Burt opened his notebook and began to read.
“On August second, a 9-1-1 call was made by a Jacob Sinclair, age eighteen, in regard to an emergency involving the drug overdose of a twenty-year-old female by the name of Gina Morrow.” Burt glanced up when Harper’s hand jerked involuntarily on the desk, but she smoothed her face into impassivity. He continued. “The woman was reportedly found at Clint Jefferies’s summer lake house. When EMTs arrived, she was unconscious and was pretty bruised up—the report said it was from a fall while she was intoxicated. A cruiser was sent out to Jefferies’s property, as well. Jefferies himself was interviewed in the police report, although notably, Jacob Sinclair wasn’t. Jefferies claimed Sinclair had gone home, but that Sinclair didn’t really know Morrow anyway, so the police weren’t missing anything crucial. Sinclair had just found her unconscious and called 9-1-1.
“According to the police report, there was a huge party going on at the Jefferies estate that night. Despite all these people at Jefferies’s house, it seems like the police were having trouble getting anyone to give testimony about what had happened to Gina Morrow. Jefferies said that Morrow was a family friend from Charlotte, and that she had a history of drug abuse. But three other women that were interviewed said Morrow was from Charleston.”
>
“Okay,” Harper said slowly, her mind buzzing with the information. Gina Morrow and Regina Morrow had to be the same person. “He hurt her. He took advantage of her when anyone could see how vulnerable she was.” She recalled the barely repressed anger in Jacob’s voice when he’d said that about Jefferies and Regina.

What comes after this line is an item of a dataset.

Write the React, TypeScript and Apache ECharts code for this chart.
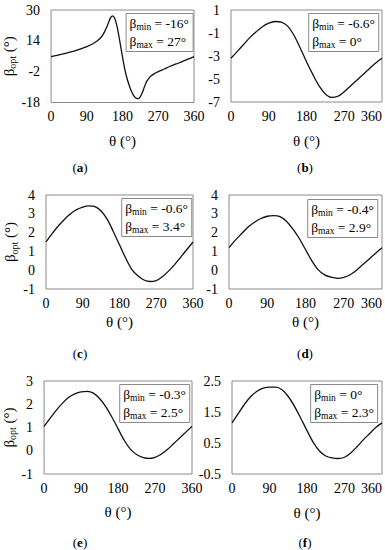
import React, { useEffect, useRef } from "react";
import * as echarts from "echarts";

const thetaA = [0, 15, 30, 45, 60, 75, 90, 105, 115, 125, 130, 135, 140, 145, 150, 155, 160, 165, 170, 175, 180, 185, 190, 195, 200, 205, 210, 215, 220, 225, 230, 235, 240, 245, 250, 260, 270, 285, 300, 315, 330, 345, 360];
const betaA = [5.8, 6.5, 7.2, 8.0, 8.8, 9.8, 11.0, 12.5, 13.8, 15.6, 17.0, 18.8, 21.0, 23.6, 26.0, 27.0, 25.8, 22.5, 17.5, 11.5, 5.5, 0.0, -4.5, -8.0, -11.0, -13.3, -15.0, -15.9, -16.0, -15.0, -12.8, -10.0, -7.4, -5.8, -4.5, -3.0, -2.0, -0.6, 0.8, 2.0, 3.2, 4.5, 5.8];

const theta15 = [0, 15, 30, 45, 60, 75, 90, 105, 120, 135, 150, 165, 180, 195, 210, 225, 240, 255, 270, 285, 300, 315, 330, 345, 360];
const betaB = [-3.2, -2.6, -2.0, -1.4, -0.9, -0.45, -0.15, 0.0, -0.05, -0.4, -1.2, -2.3, -3.5, -4.6, -5.6, -6.3, -6.6, -6.5, -6.1, -5.6, -5.1, -4.6, -4.1, -3.6, -3.2];
const betaC = [1.5, 1.95, 2.35, 2.7, 3.0, 3.22, 3.36, 3.42, 3.38, 3.15, 2.7, 2.05, 1.35, 0.65, 0.05, -0.3, -0.52, -0.6, -0.55, -0.35, -0.05, 0.3, 0.7, 1.1, 1.5];
const betaD = [1.2, 1.6, 1.95, 2.3, 2.55, 2.75, 2.87, 2.9, 2.85, 2.6, 2.2, 1.7, 1.1, 0.5, 0.02, -0.25, -0.37, -0.43, -0.38, -0.24, 0.0, 0.3, 0.6, 0.9, 1.2];
const betaE = [1.05, 1.4, 1.75, 2.05, 2.3, 2.45, 2.53, 2.55, 2.48, 2.25, 1.9, 1.45, 0.95, 0.45, 0.07, -0.16, -0.28, -0.33, -0.28, -0.15, 0.05, 0.3, 0.55, 0.8, 1.05];
const betaF = [1.15, 1.45, 1.75, 2.0, 2.17, 2.27, 2.3, 2.3, 2.22, 2.0, 1.68, 1.3, 0.9, 0.52, 0.24, 0.08, 0.02, 0.0, 0.04, 0.18, 0.38, 0.6, 0.8, 1.0, 1.15];

const panelLetters = ["a", "b", "c", "d", "e", "f"];
const yMins = [-18, -7, -1, -1, -1, -0.5];
const yMaxs = [30, 1, 4, 4, 3, 2.5];
const yIntervals = [16, 2, 1, 1, 1, 1];
const betaMinText = ["-16", "-6.6", "-0.6", "-0.4", "-0.3", "0"];
const betaMaxText = ["27", "0", "3.4", "2.9", "2.5", "2.3"];
const xMin = 0;
const xMax = 360;
const xInterval = 90;

const FONT = "Liberation Serif";

// layout (positions only)
const grids = [
  { left: 51, top: 10, width: 143, height: 92.5 },
  { left: 231, top: 10, width: 151, height: 92 },
  { left: 46, top: 195, width: 147, height: 94 },
  { left: 229, top: 195, width: 153, height: 94 },
  { left: 42, top: 381, width: 150, height: 93 },
  { left: 232, top: 381, width: 150, height: 93 },
];
const legendPos = [
  { right: 192, top: 13 },
  { right: 6, top: 13 },
  { right: 193, top: 198 },
  { right: 7, top: 199 },
  { right: 195, top: 384 },
  { right: 7, top: 384 },
];
const yNameGaps = [32, 0, 27, 0, 22, 0];
const xNameGaps = [31, 31, 25, 25, 30, 31];
const captionPos = [
  [80, 167], [305, 167], [80, 353], [305, 353], [80, 542], [305, 542],
];

export default function App() {
  const ref = useRef<HTMLDivElement>(null);
  useEffect(() => {
    if (!ref.current) return;
    const chart = echarts.init(ref.current, undefined, { renderer: "svg" });
    const seriesVals = [betaA, betaB, betaC, betaD, betaE, betaF];
    const seriesTheta = [thetaA, theta15, theta15, theta15, theta15, theta15];

    const richAxis = {
      b: { fontFamily: FONT, fontSize: 15, color: "#000", fontWeight: "normal", lineHeight: 18 },
      t: { fontFamily: FONT, fontSize: 15, color: "#000", fontWeight: "normal", lineHeight: 18 },
      s: { fontFamily: FONT, fontSize: 10, color: "#000", fontWeight: "normal", lineHeight: 8, verticalAlign: "bottom" },
    };
    const richLegend = {
      b: { fontFamily: FONT, fontSize: 13.5, color: "#000", fontWeight: "normal", lineHeight: 18 },
      t: { fontFamily: FONT, fontSize: 13.5, color: "#000", fontWeight: "normal", lineHeight: 18 },
      s: { fontFamily: FONT, fontSize: 9.5, color: "#000", fontWeight: "normal", lineHeight: 8, verticalAlign: "bottom" },
    };

    const option: any = {
      animation: false,
      backgroundColor: "#fff",
      textStyle: { fontFamily: FONT },
      grid: grids.map((g) => ({
        ...g,
        show: true,
        borderColor: "#8a8a8a",
        borderWidth: 1,
        backgroundColor: "transparent",
        containLabel: false,
      })),
      xAxis: grids.map((_, i) => ({
        type: "value",
        gridIndex: i,
        min: xMin,
        max: xMax,
        interval: xInterval,
        axisLine: { show: false },
        axisTick: { show: false },
        splitLine: { show: false },
        axisLabel: {
          fontFamily: FONT,
          fontSize: 14,
          color: "#000",
          margin: 7,
          alignMaxLabel: i % 2 === 1 ? "right" : "center",
        },
        name: "θ (°)",
        nameLocation: "middle",
        nameGap: xNameGaps[i],
        nameTextStyle: { fontFamily: FONT, fontSize: 15, color: "#000" },
      })),
      yAxis: grids.map((_, i) => ({
        type: "value",
        gridIndex: i,
        min: yMins[i],
        max: yMaxs[i],
        interval: yIntervals[i],
        axisLine: { show: false },
        axisTick: { show: false },
        splitLine: { show: false },
        axisLabel: { fontFamily: FONT, fontSize: 14, color: "#000", margin: 11 },
        name: i % 2 === 0 ? "{b|β}{s|opt}{t| (°)}" : "",
        nameLocation: "middle",
        nameRotate: 90,
        nameGap: yNameGaps[i],
        nameTextStyle: { fontFamily: FONT, fontSize: 15, color: "#000", rich: richAxis },
      })),
      series: seriesVals.map((vals, i) => ({
        type: "line",
        xAxisIndex: i,
        yAxisIndex: i,
        data: vals.map((v, k) => [seriesTheta[i][k], v]),
        showSymbol: false,
        smooth: 0.3,
        lineStyle: { color: "#111", width: 1.3 },
        silent: true,
        z: 2,
      })),
      title: legendPos.map((p, i) => ({
        text: `{b|β}{s|min}{t| = ${betaMinText[i]}°}\n{b|β}{s|max}{t| = ${betaMaxText[i]}°}`,
        right: p.right,
        top: p.top,
        padding: [1, 4, 2, 4],
        borderColor: "#8a8a8a",
        borderWidth: 1,
        backgroundColor: "#fff",
        z: 5,
        textStyle: { fontFamily: FONT, fontSize: 13.5, fontWeight: "normal", color: "#000", lineHeight: 18, rich: richLegend },
      })),
      graphic: captionPos.map((c, i) => ({
        type: "text",
        x: c[0],
        y: c[1],
        style: {
          text: `{p|(}{l|${panelLetters[i]}}{p|)}`,
          textAlign: "center",
          textVerticalAlign: "middle",
          rich: {
            p: { fontFamily: FONT, fontSize: 13, color: "#000" },
            l: { fontFamily: FONT, fontSize: 13, color: "#000", fontWeight: "bold" },
          },
        },
      })),
    };
    chart.setOption(option);
    return () => chart.dispose();
  }, []);
  return (
    <div
      ref={ref}
      style={{ position: "fixed", left: 0, top: 0, width: 385, height: 550 }}
    />
  );
}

Had Jacob discovered Regina Morrow being abused in some way at this specific party, and rebelled against his mentor because of it? “What’s all this got to do with the insider trading scandal?” she prodded Burt.
“You sort of have to read between the lines of the police report,” Burt told her. “I don’t think this was any ordinary summer party at Jefferies’s estate. First of all, the cop noted that a lot of the guests were intoxicated, and a lot of the women were ‘young in appearance’ and ‘barely dressed.’ They put in the report that they couldn’t identify any concrete evidence of drug use at the scene.”
“But just the fact that they mention it in the report indicates they suspected it.”
“Right. Also, there’s the ages of the three women who did go on the record about this Gina Morrow.” He glanced down at his notebook. “Ages eighteen, nineteen, twenty-one . . . and Morrow was twenty.” Burt gave her a knowing glance. “Jefferies was forty-two at the time.”
“So you think Jefferies was throwing a big party involving drugs and hookers,” Harper said.
“Possibly underage ones. No working girl is going to give her age as anything but eighteen or up. But Jefferies has a big influence in that area, so the incident was kept pretty quiet, it sounds like.”
“I feel like I’m missing something. Why do you think this relates to Latimer and his purchase and sale of Markham stock?”
“Because this incident report was filed less than two weeks before Latimer bought and then sold Markham stock just as it skyrocketed on announcement of FDA approval for Zefcor, a breakthrough Markham drug for diabetes.”
Harper just stared at Burt for a moment, listening to her heart beat in her ears.